FIG. 6 is a flowchart of a Montgomery multiplication algorithm. Multiplication/inversion operations in Montgomery domain are further simplified to arithmetic addition and shift operations. In step 601, multiplicands x and y, and a n-bit prime modulo p are input. z=(xy/2n) mod p is the destination to be derived. In step 603, variables are initialized, e.g. z=0, i=0. A loop is started in step 605 for i=0 to n−1, and z is updated by adding xiy to itself: z=z+xiy, where xi is the ith digit of x. In step 607, z is updated by adding z0p: z=z+z0p, where z0 is the rightmost digit of z. In step 609, z is shifted rightward by 1 bit, equivalently rendering z=z/2. In step 611, it is determined whether the loop is finished. If not, the index i is incremented and the process returns to step 605. Otherwise, z is modulated by the modulo p in steps 613 and 615 to ensure a result not exceeding p. Thereafter, in step 617, the result p is output. In summary, only arithmetic addition and shift operations are used, thus, through conversion by ASIC flow controller 120, the EC related programs can be executed by register pool 210 and ALU 220 under control of the ASIC flow controller 120. Montgomery algorithm has many variations depending on different conditions, and the embodiment is specifically adaptable for prime field GF(p).

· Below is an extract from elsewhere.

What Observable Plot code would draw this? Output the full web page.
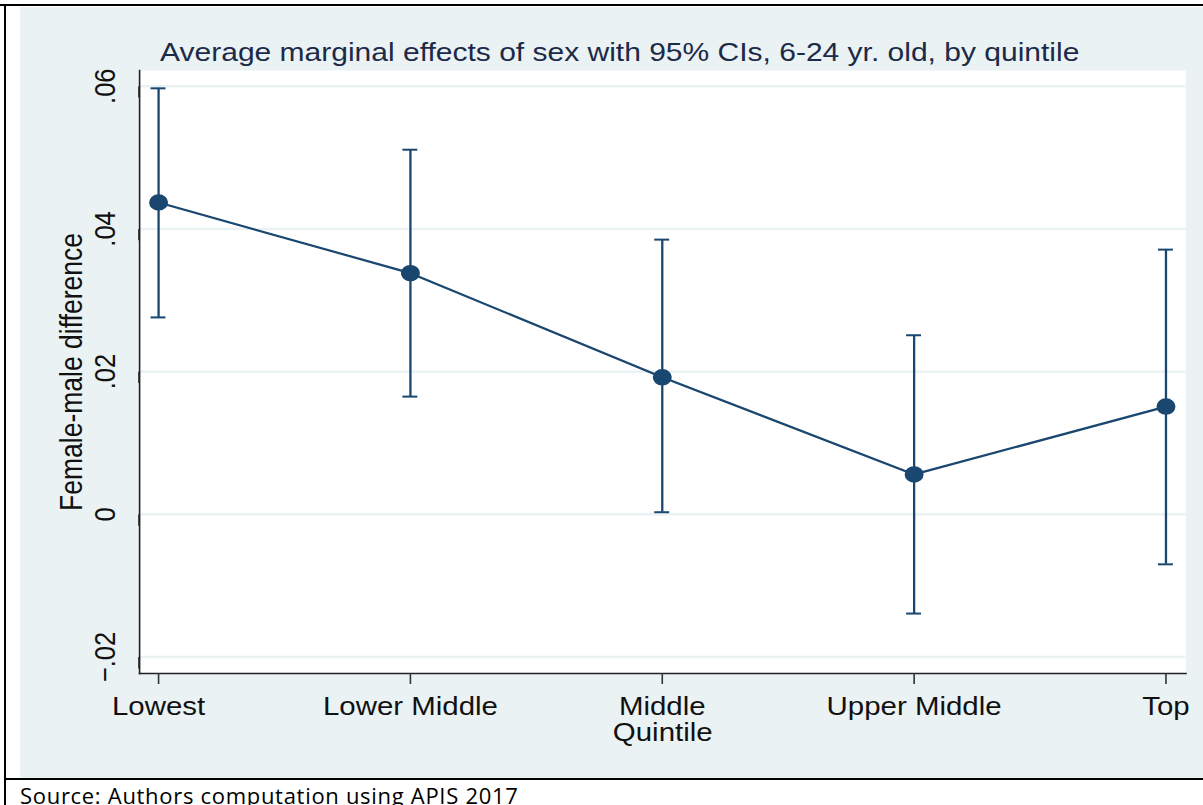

Montgomery inversion algorithm is also a sequence of only arithmetic addition operations, thus detailed steps are not introduced in this embodiment. While the invention has been described by way of example and in terms of preferred embodiment, it is to be understood that the invention is not limited thereto. To the contrary, it is intended to cover various modifications and similar arrangements (as would be apparent to those skilled in the art). Therefore, the scope of the appended claims should be accorded the broadest interpretation so as to encompass all such modifications and similar arrangements.